DÜN EVREN’E DEMİŞTİM BUGÜN SİZE...: Yassıada Mahkemeleri de Silivri Yargılamaları da adalet tarihimizin mahcubiyet sayfalarını oluşturmaktadır. Öyle anlaşılıyor ki, siyasetimizi, hiçbir gücün adaleti kendi özel hesaplarına göre kullanmasına izin vermeyecek bir noktaya ulaştırıncaya kadar, mücadeleye devam etmek durumundayız. Ne yazık ki dün de öyleydi, bugün de öyledir. Dün, hiçbir yargı kararı olmadan sürgüne gönderilmiş bir siyasetçi olarak yapılan hukuksuzlukları Zincirbozan’dan Kenan Evren’e yazılı olarak bildirmiştim. Bugün de, Araştırma Komisyonu’na yetkisiz ve hukuksuz siyasi sorgulama girişiminin yanlışlığını ifade ediyorum.

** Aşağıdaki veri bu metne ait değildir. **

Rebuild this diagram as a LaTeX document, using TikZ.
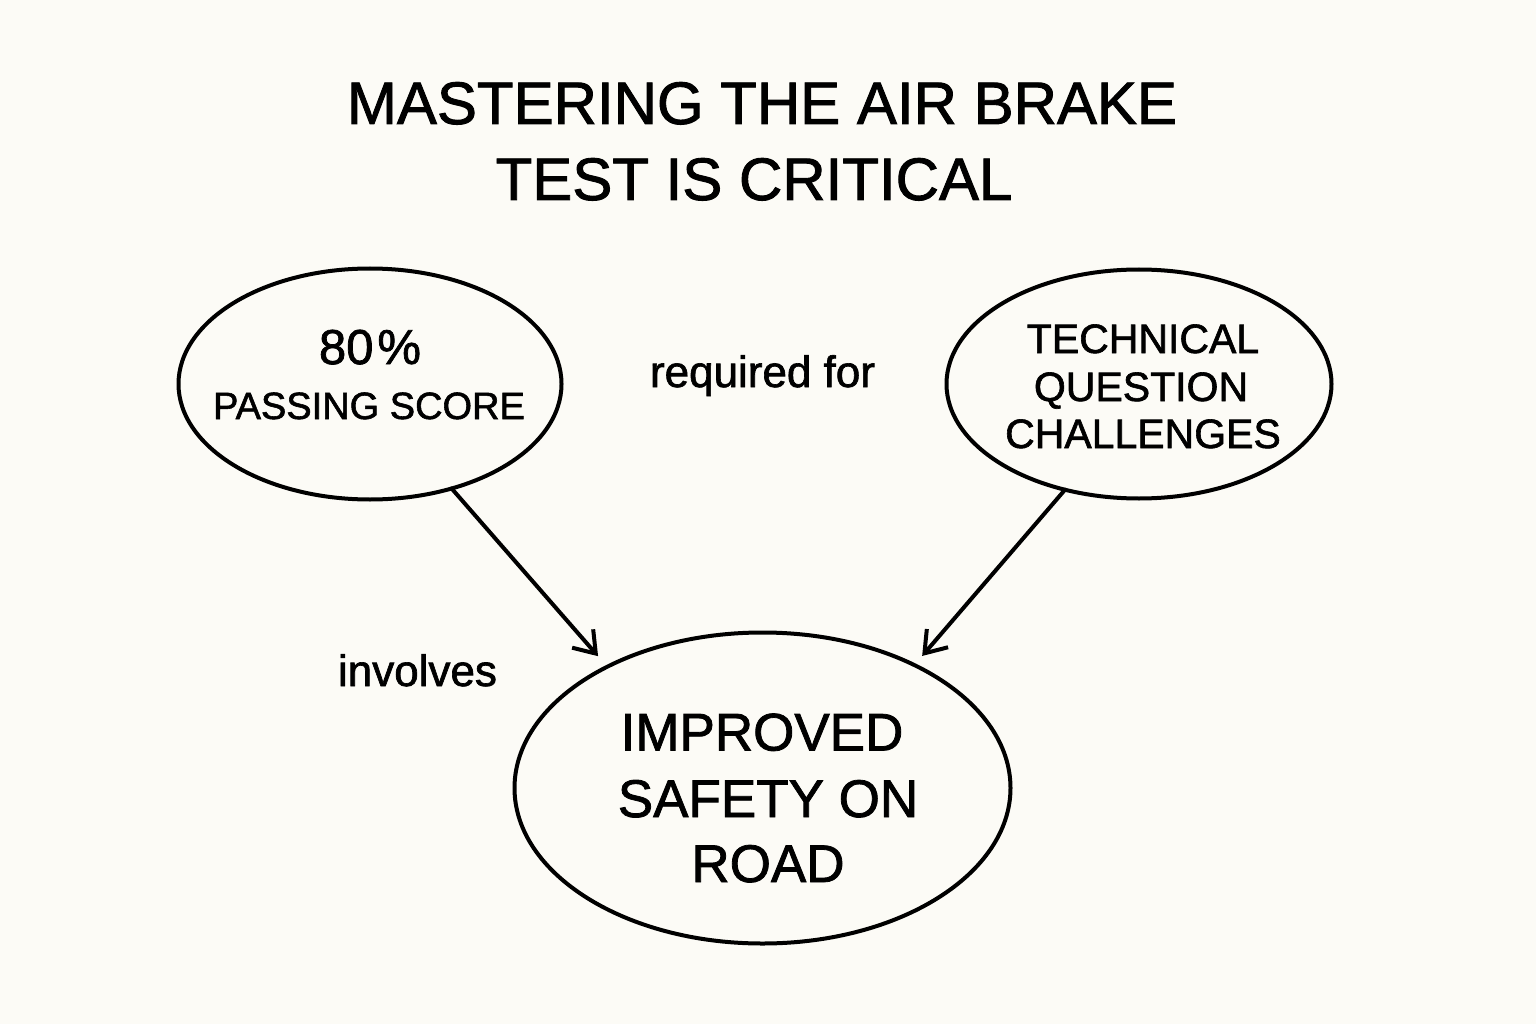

YETKİNİZİ SORGULAYIN: Bu fiili uygulamanın bir parçası haline gelmeyi kabul etmem mümkün değildir. Komisyonunuz bir siyasi heyet olarak, gazete yazarlarını, televizyoncuları, eğlence dünyasının şöhretlerini ve diğer siyasetçileri çağırmadan önce kendi yetkisini sorgulamak durumundadır.”